Lo stesso vale per il vaccino contro i papillomavirus (HPV) di diversi ceppi, che causano tumori del collo dell’utero, del cavo orale e dei genitali esterni maschili e femminili proprio perché non sono sconfitti dal sistema immunitario, restano nell’organismo e, nel tempo, possono dare origine a lesioni che degenerano e diventano neoplastiche. Il vaccino, introdotto ormai da più di dieci anni, riesce invece a tenere lontani i diversi ceppi, e per questo sta facendo precipitare i tassi di incidenza dei tumori associati all’infezione.

Il vaccino anti HPV, che è costituito da una singola proteina del virus incapsulata in particelle che ricordano il virus (le cosiddette virus-like particles), è diventato il prototipo dei vaccini superumani e rappresenta una delle storia di maggior successo della vaccinologia più recente.

La domanda quindi è: riuscirà uno dei vaccini (o, sperabilmente, più di uno) in studio contro Sars-CoV 2 a essere superumano? Non c’è una risposta certa, per il momento: sarà necessario attendere un tempo sufficientemente lungo per avere a disposizione i dati dell’andamento dell’immunità naturale e di quella scatenata dal vaccino.

Ma secondo Topol e Burton c’è spazio per un cauto ottimismo: il fatto che i primi vaccini inducano la giusta reazione nel 90-95% dei vaccinati, e che sia già stata dimostrata l’esistenza, sempre nei vaccinati, di un’elevata produzione di anticorpi neutralizzanti, depone a favore di una situazione simile a quella dell’HPV o, quantomeno, di una protezione nei confronti delle forme più gravi.

Lo svantaggio, sottolineano ancora, è che potrebbe trattarsi di un vaccino che non mette al riparo dalla trasmissione del virus da parte dei contagiati vaccinati, come sembra suggerire il fatto che alcune persone, non producendo abbastanza anticorpi durante la prima infezione, si possano ri-ammalare.

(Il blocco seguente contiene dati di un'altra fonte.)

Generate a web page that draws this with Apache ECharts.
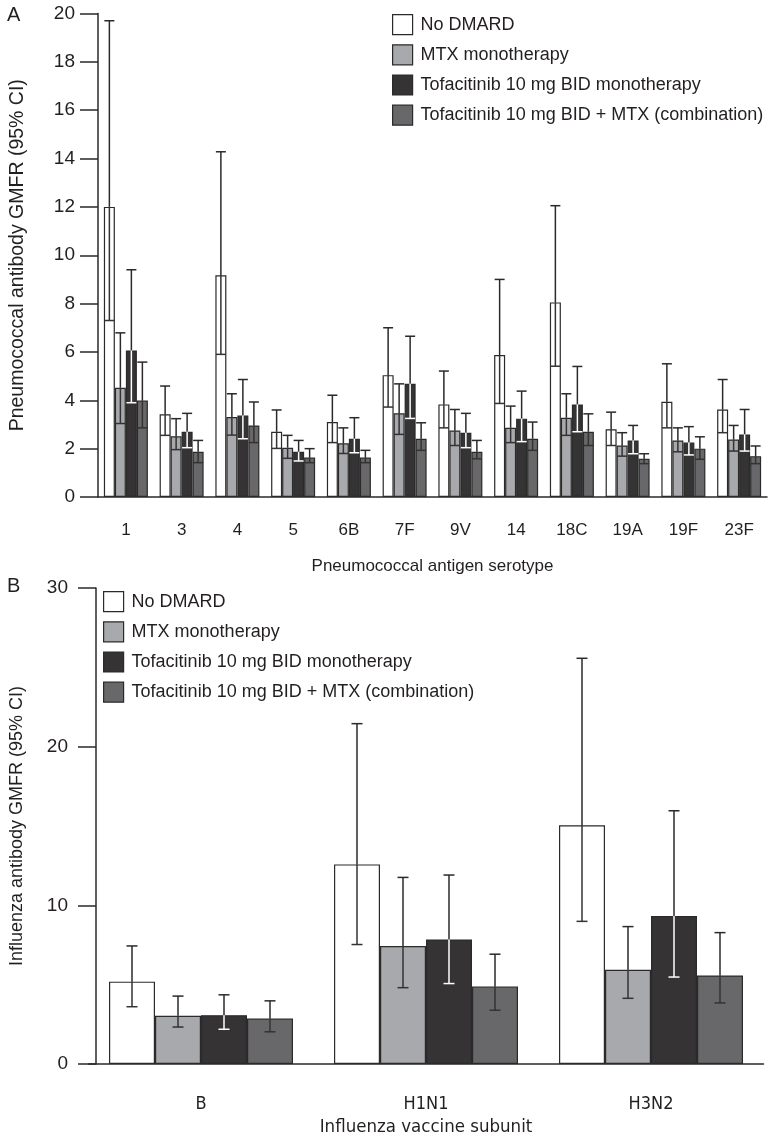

Al tempo stesso, però, va anche detto che oltre agli anticorpi intervengono i linfociti T, cioè la cosiddetta immunità cellulare, che potrebbe dare man forte a quella anticorpale. Sul ruolo e durata dei linfociti non ci sono ancora certezze, ma è probabile che le diverse popolazioni di cellule del sistema immunitario collaborino, come sempre accade, e che possano essere più o meno stimolate a seconda del tipo di vaccinazione, del meccanismo e delle molecole che inducono la risposta (per esempio se si tratta della sola proteina spike o di più antigeni, se è presente un adiuvante, e così via).

«Siamo ottimisti» concludono Topol e Burton «perché la disponibilità di così tanti approcci e piattaforme autorizza a sperare che, anche con i dovuti aggiustamenti, nel tempo si possa giungere a un vaccino (o a più di uno) superumano».